• _DESCRIPTION OF THE TASK_
Transcribe the listing that follows in full, omitting pictures.

• _AVAILABLE DATA_
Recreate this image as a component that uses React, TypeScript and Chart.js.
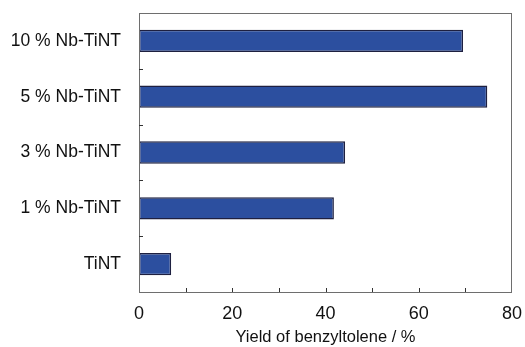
import React, { useEffect, useRef } from "react";
import { Chart, registerables } from "chart.js";

Chart.register(...registerables);

// Catalysts, listed top to bottom
const catalysts = ["10 % Nb-TiNT", "5 % Nb-TiNT", "3 % Nb-TiNT", "1 % Nb-TiNT", "TiNT"];
// Yield of benzyltoluene (%)
const yields = [69.5, 74.7, 44.2, 41.8, 6.9];
// Value axis
const xMin = 0;
const xMax = 80;
const xLabelStep = 20;
const xMinorStep = 10;

const FONT = "'Liberation Sans', Arial, sans-serif";
const FRAME = "#6e6e6e";

// Draws the boxed plot frame with short inward tick marks
const framePlugin = {
  id: "frameTicks",
  afterDatasetsDraw(chart: any) {
    const { ctx, chartArea: a, scales } = chart;
    const x = scales.x;
    const y = scales.y;
    ctx.save();
    ctx.strokeStyle = FRAME;
    ctx.lineWidth = 1;
    ctx.strokeRect(Math.round(a.left) + 0.5, Math.round(a.top) + 0.5, Math.round(a.right - a.left) - 1, Math.round(a.bottom - a.top));
    ctx.strokeStyle = "#333";
    ctx.beginPath();
    for (let v = xMin + xMinorStep; v < xMax; v += xMinorStep) {
      const px = Math.round(x.getPixelForValue(v)) + 0.5;
      ctx.moveTo(px, a.bottom);
      ctx.lineTo(px, a.bottom - 4);
    }
    for (let i = 0; i < catalysts.length - 1; i++) {
      const py = Math.round((y.getPixelForValue(i) + y.getPixelForValue(i + 1)) / 2) + 0.5;
      ctx.moveTo(a.left, py);
      ctx.lineTo(a.left + 4, py);
    }
    ctx.stroke();
    ctx.restore();
  },
};

export default function App() {
  const canvasRef = useRef<HTMLCanvasElement | null>(null);

  useEffect(() => {
    document.body.style.margin = "0";
    const chart = new Chart(canvasRef.current!, {
      type: "bar",
      data: {
        labels: catalysts,
        datasets: [
          {
            data: yields,
            backgroundColor: "#2c4f9f",
            borderColor: "#1e2040",
            borderWidth: 1.5,
            borderSkipped: false,
            barPercentage: 0.4,
            categoryPercentage: 1,
          },
        ],
      },
      options: {
        indexAxis: "y",
        responsive: false,
        animation: false,
        layout: { padding: { left: 0, top: 13, right: 13, bottom: 0 } },
        plugins: { legend: { display: false }, tooltip: { enabled: false } },
        scales: {
          x: {
            min: xMin,
            max: xMax,
            grid: { display: false, drawTicks: false },
            border: { display: false },
            ticks: {
              stepSize: xLabelStep,
              padding: 11,
              color: "#111",
              font: { family: FONT, size: 18 },
            },
            title: {
              display: true,
              text: "Yield of benzyltolene / %",
              color: "#111",
              font: { family: FONT, size: 16.5 },
              padding: { top: 5, bottom: 0 },
            },
            afterFit(scale: any) {
              scale.height = 55;
              scale.paddingLeft = 0;
              scale.paddingRight = 0;
            },
          },
          y: {
            grid: { display: false, drawTicks: false },
            border: { display: false },
            ticks: {
              padding: 18,
              color: "#111",
              font: { family: FONT, size: 17.5 },
            },
            afterFit(scale: any) {
              scale.width = 139;
              scale.paddingTop = 0;
              scale.paddingBottom = 0;
            },
          },
        },
      },
      plugins: [framePlugin],
    });
    return () => chart.destroy();
  }, []);

  return (
    <div style={{ width: 525, height: 347, background: "#fff" }}>
      <canvas ref={canvasRef} width={525} height={347} />
    </div>
  );
}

• _WRITTEN RESPONSE_
Recreate this image as a component that uses React, TypeScript and Chart.js.
import React, { useEffect, useRef } from "react";
import { Chart, registerables } from "chart.js";

Chart.register(...registerables);

// Catalysts, listed top to bottom
const catalysts = ["10 % Nb-TiNT", "5 % Nb-TiNT", "3 % Nb-TiNT", "1 % Nb-TiNT", "TiNT"];
// Yield of benzyltoluene (%)
const yields = [69.5, 74.7, 44.2, 41.8, 6.9];
// Value axis
const xMin = 0;
const xMax = 80;
const xLabelStep = 20;
const xMinorStep = 10;

const FONT = "'Liberation Sans', Arial, sans-serif";
const FRAME = "#6e6e6e";

// Draws the boxed plot frame with short inward tick marks
const framePlugin = {
  id: "frameTicks",
  afterDatasetsDraw(chart: any) {
    const { ctx, chartArea: a, scales } = chart;
    const x = scales.x;
    const y = scales.y;
    ctx.save();
    ctx.strokeStyle = FRAME;
    ctx.lineWidth = 1;
    ctx.strokeRect(Math.round(a.left) + 0.5, Math.round(a.top) + 0.5, Math.round(a.right - a.left) - 1, Math.round(a.bottom - a.top));
    ctx.strokeStyle = "#333";
    ctx.beginPath();
    for (let v = xMin + xMinorStep; v < xMax; v += xMinorStep) {
      const px = Math.round(x.getPixelForValue(v)) + 0.5;
      ctx.moveTo(px, a.bottom);
      ctx.lineTo(px, a.bottom - 4);
    }
    for (let i = 0; i < catalysts.length - 1; i++) {
      const py = Math.round((y.getPixelForValue(i) + y.getPixelForValue(i + 1)) / 2) + 0.5;
      ctx.moveTo(a.left, py);
      ctx.lineTo(a.left + 4, py);
    }
    ctx.stroke();
    ctx.restore();
  },
};

export default function App() {
  const canvasRef = useRef<HTMLCanvasElement | null>(null);

  useEffect(() => {
    document.body.style.margin = "0";
    const chart = new Chart(canvasRef.current!, {
      type: "bar",
      data: {
        labels: catalysts,
        datasets: [
          {
            data: yields,
            backgroundColor: "#2c4f9f",
            borderColor: "#1e2040",
            borderWidth: 1.5,
            borderSkipped: false,
            barPercentage: 0.4,
            categoryPercentage: 1,
          },
        ],
      },
      options: {
        indexAxis: "y",
        responsive: false,
        animation: false,
        layout: { padding: { left: 0, top: 13, right: 13, bottom: 0 } },
        plugins: { legend: { display: false }, tooltip: { enabled: false } },
        scales: {
          x: {
            min: xMin,
            max: xMax,
            grid: { display: false, drawTicks: false },
            border: { display: false },
            ticks: {
              stepSize: xLabelStep,
              padding: 11,
              color: "#111",
              font: { family: FONT, size: 18 },
            },
            title: {
              display: true,
              text: "Yield of benzyltolene / %",
              color: "#111",
              font: { family: FONT, size: 16.5 },
              padding: { top: 5, bottom: 0 },
            },
            afterFit(scale: any) {
              scale.height = 55;
              scale.paddingLeft = 0;
              scale.paddingRight = 0;
            },
          },
          y: {
            grid: { display: false, drawTicks: false },
            border: { display: false },
            ticks: {
              padding: 18,
              color: "#111",
              font: { family: FONT, size: 17.5 },
            },
            afterFit(scale: any) {
              scale.width = 139;
              scale.paddingTop = 0;
              scale.paddingBottom = 0;
            },
          },
        },
      },
      plugins: [framePlugin],
    });
    return () => chart.destroy();
  }, []);

  return (
    <div style={{ width: 525, height: 347, background: "#fff" }}>
      <canvas ref={canvasRef} width={525} height={347} />
    </div>
  );
}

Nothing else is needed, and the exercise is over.